Usai berkeliling selama beberapa menit, saya lalu berjalan menuju panggung terbuka yang juga telah didekor sedemikian rupa dengan nuansa payung. Sore nanti, akan ada pertunjukan seni serta fashion show di sini.
Menonton perjunjukan seni. Itulah sebenarnya tujuan utama saya datang ke Festival Payung.
Hari masih siang ketika saya duduk di salah satu sudut tribun. Pertunjukan seni masih beberapa jam lagi. Sementara panitia mempersiapkan set panggung, saya melanjutkan keliling untuk mengambil beberapa foto. Tanpa sengaja, saya bertemu dua orang travel blogger asal Jogja, Kharis dan Sitam. Kami ngobrol cukup lama dan akhirnya sepakat untuk menonton pertunjukan seni sama-sama.
Mendekati sore, kami berjalan menuju panggung terbuka. Set panggung sudah selesai ditata. MC sudah berkali-kali koar-koar bahwa acara akan segera dimulai. Nyatanya, hampir lebih dari setengah jam kami duduk di tribun namun acara belum juga mulai. Sementara mendung sudah semakin gelap, hujan sepertinya hanya tinggal menunggu waktu.
Kami sempat putus asa menunggu pertunjukan yang tak kunjung dimulai sampai akhirnya benar-benar goyah dan meninggalkan panggung. Dan.. sementara kami berjalan meninggalkan panggung, acara benar-benar dimulai. Sial.
Kamipun bergegas kembali supaya dapat tempat duduk. Sore itu, panggung terbuka di Taman Balekambang penuh sesak oleh pengunjung.
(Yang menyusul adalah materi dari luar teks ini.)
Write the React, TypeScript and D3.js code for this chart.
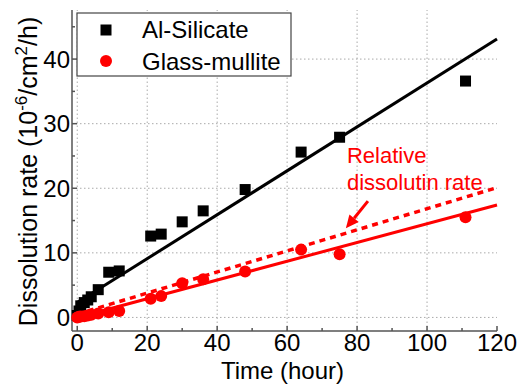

Pertunjukan seni dibuka oleh Kemlaka, kelompok musik yang menyajikan musik etnik dari berbagai daerah Indonesia. Meskipun tak benar-benar paham dengan musik yang dibawakan, saya larut dalam melodi yang mereka mainkan. Sore itu, Kemlaka berkolaborasi dengan dua kelompok penari dari Sanggar Semarak Candra Kirana yang membawakan tarian Jawa serta Pesona Nusantara yang membawakan tarian Kalimantan.
Alunan musik dari Kemlaka serta gerakan-gerakan indah dari penari membuat penonton cukup terhibur dan antusias. Buktinya, meski mendung gelap masih tetap menggelayut, mereka tak beranjak dari tempat duduk sampai pertunjukan benar-benar selesai.
Sampai akhirnya, waktu sudah hampir jam 5 sore. Kharis dan Sitam pamit pulang. Beberapa menit kemudian, pertunjukan benar-benar telah selesai dan saya pun juga beranjak meninggalkan Taman Belakambang. Sementara saya berjalan keluar, para pengunjung justru semakin banyak yang berdatangan.